■ Task goal
From the entries that follow, extract each line holding the string "this".

■ Source data
begin

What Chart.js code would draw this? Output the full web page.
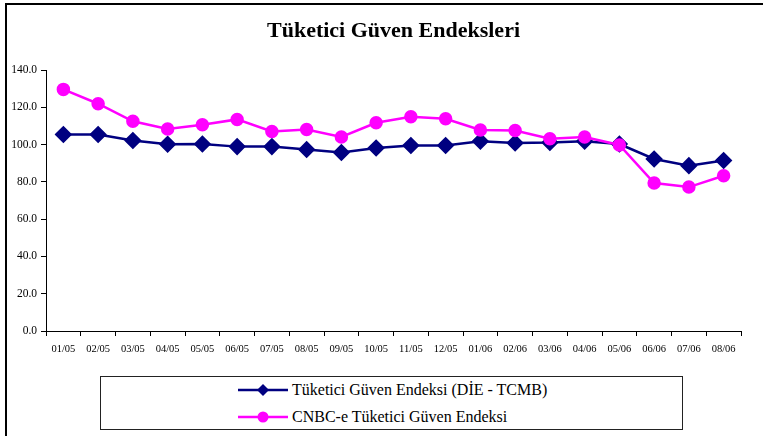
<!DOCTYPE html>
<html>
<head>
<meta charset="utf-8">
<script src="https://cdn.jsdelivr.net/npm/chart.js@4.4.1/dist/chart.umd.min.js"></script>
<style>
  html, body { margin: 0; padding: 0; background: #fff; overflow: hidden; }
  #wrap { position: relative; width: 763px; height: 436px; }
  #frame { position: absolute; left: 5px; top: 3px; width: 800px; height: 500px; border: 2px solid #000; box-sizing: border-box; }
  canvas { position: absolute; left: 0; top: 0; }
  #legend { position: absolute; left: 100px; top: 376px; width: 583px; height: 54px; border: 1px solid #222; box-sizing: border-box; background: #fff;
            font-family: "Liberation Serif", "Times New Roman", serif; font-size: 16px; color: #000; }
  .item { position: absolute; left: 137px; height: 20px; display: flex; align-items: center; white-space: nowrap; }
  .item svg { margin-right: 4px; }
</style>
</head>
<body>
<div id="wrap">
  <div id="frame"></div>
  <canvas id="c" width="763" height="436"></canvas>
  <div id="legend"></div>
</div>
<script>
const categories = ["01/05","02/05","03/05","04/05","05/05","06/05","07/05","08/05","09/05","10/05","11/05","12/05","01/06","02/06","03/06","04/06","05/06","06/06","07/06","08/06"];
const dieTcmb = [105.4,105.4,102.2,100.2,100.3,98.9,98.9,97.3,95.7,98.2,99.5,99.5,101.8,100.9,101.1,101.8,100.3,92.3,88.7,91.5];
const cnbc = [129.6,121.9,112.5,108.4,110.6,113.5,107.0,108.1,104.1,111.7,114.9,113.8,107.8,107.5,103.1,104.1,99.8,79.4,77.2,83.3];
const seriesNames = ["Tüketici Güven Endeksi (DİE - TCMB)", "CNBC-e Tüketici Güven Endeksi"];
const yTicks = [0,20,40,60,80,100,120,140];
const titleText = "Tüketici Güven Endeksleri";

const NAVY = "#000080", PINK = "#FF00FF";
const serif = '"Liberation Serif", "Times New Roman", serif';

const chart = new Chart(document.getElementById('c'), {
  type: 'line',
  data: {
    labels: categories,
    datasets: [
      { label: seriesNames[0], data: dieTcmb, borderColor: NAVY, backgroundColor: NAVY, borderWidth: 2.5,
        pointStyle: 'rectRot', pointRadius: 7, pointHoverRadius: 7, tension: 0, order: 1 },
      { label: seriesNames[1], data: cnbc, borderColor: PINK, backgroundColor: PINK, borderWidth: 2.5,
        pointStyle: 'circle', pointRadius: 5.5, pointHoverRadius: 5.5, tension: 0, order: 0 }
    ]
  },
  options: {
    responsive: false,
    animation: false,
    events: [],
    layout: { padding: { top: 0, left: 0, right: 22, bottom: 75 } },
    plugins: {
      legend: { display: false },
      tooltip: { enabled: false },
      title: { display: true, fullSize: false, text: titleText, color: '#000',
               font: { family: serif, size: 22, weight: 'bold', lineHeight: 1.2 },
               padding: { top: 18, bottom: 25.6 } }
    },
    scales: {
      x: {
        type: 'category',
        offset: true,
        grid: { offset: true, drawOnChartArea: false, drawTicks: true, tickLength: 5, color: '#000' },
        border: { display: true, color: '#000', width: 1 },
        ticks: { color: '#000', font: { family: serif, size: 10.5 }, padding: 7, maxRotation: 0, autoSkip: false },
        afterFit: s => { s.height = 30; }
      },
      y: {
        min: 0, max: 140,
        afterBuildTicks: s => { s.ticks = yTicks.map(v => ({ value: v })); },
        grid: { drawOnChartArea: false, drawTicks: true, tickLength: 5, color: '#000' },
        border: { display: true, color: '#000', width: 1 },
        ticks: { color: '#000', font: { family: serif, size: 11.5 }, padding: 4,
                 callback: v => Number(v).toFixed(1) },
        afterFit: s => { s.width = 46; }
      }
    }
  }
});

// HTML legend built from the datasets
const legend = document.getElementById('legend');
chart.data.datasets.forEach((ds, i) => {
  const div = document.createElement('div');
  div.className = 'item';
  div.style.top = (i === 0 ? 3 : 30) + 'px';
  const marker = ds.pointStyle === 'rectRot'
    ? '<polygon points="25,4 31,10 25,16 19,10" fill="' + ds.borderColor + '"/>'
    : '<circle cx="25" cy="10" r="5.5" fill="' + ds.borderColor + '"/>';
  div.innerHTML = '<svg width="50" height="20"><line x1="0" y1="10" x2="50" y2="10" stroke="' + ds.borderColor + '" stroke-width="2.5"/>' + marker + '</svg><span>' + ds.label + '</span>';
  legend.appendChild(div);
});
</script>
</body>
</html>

end
begin

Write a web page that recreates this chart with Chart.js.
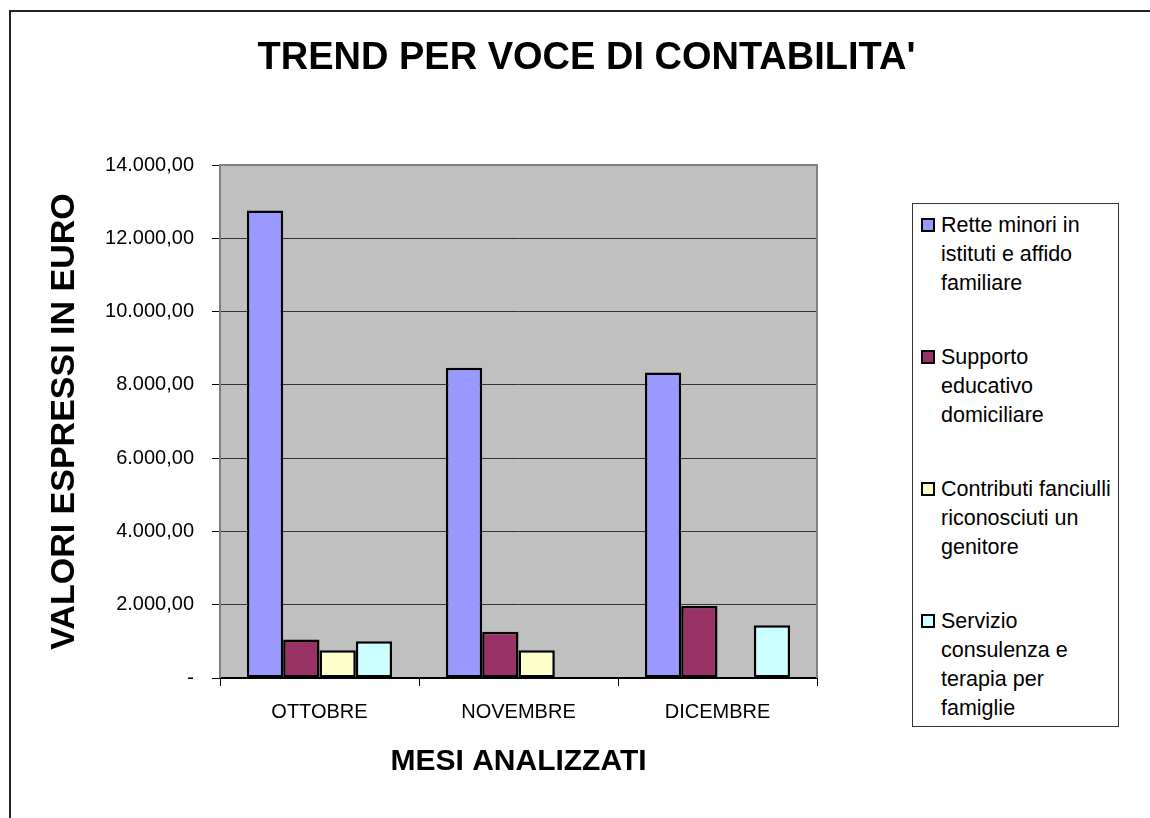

end

■ Written answer
What Chart.js code would draw this? Output the full web page.
Write a web page that recreates this chart with Chart.js.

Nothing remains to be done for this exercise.